Ekonomik bağımsızlık elde etmişler. Büyük bir öz güvenle korkusuzca yurdumun bu
en uzak yörelerinde tatil yapabiliyorlar. İşte özlediğim durum bu. Dilerim yurt
genelinde bütün kızlarımız okusun, üretken olsunlar. Kendi Ayakları üzerinde durabilecek
yetkinliğe erişsinler. Gelecekleri ile ilgili kararlarını özgür iradeleriyle
versinler.
O gece hayli sohbetler
ettik. Sabahleyin kahvaltı hazırlanmadan çayırlarımızda yürüyüş yaptık.
Kuşların müziğini dinledik. Eve döndüğümüzde güneş hayli yükselmişti. Kızları ilçemizin
ünlü mesire yeri Karagöl’e götürecektim. Telefon aldıklarını, gezi sürelerini
kısaltmak durumunda kaldıklarını söylediler.
Kendi çocuklarımızla
birlikte olmuşçasına mutlu olduk. Güzel kızları Şavşat’a götürüp yolcu ettim.
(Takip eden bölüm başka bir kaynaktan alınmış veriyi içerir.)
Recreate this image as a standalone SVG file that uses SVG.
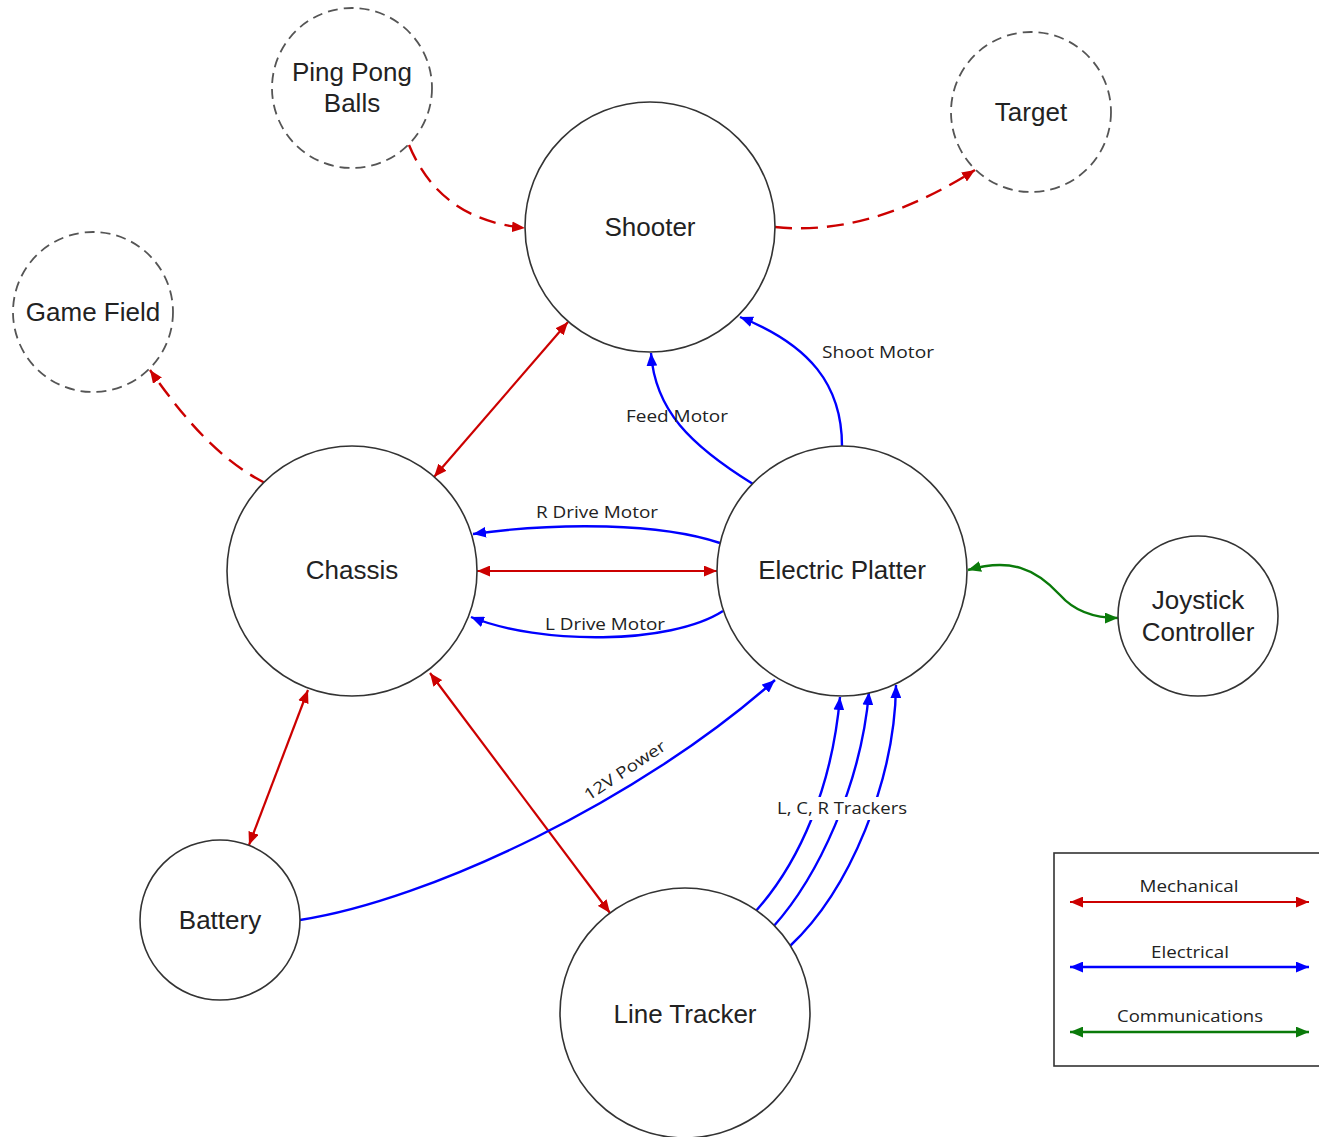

Artvin’e uğrayıp Hopa’ya geçeceklerini söylediler. Güzel sohbetleri, sık neşeli halleri, tatlı tatlı gülüşleriyle
iki güzel kızımız kalplerimizi fethederek bir gecelikte olsa bizi mutlu
ettiler. Eve döndüğümde öz çocuklarımdan ayrılmışçasına gönlümde bir boşluk
hissettim.
Aradan iki hafta geçti.
Adıma PTT kargo ile bir koli geldi. Altın kalpli güzel kızlar bir gecelik
birlikteliğimizi hediyeleriyle unutulmaz hale kılmışlardı. Bana bir kitap eşime
de eşarp göndermişlerdi. Yirmi dört saatlik de olsa o kısa sürede iki güzel
insan tanıdık. Kalıcı dostluk bağı oluştu aramızda.
Ülkemizin beklenmedik bir
biçimde referandum girdabına girdi. Halkımız iyice kutuplaştırıldı. Siyasilerimiz
bir birlerine adeta düşman. Hava gergin, “kurşun gibi ağır. Bu anı-öykü dilerim
ağır ülke atmosferimizde serin ve ılık rüzgârların esmesine katkı sağlar.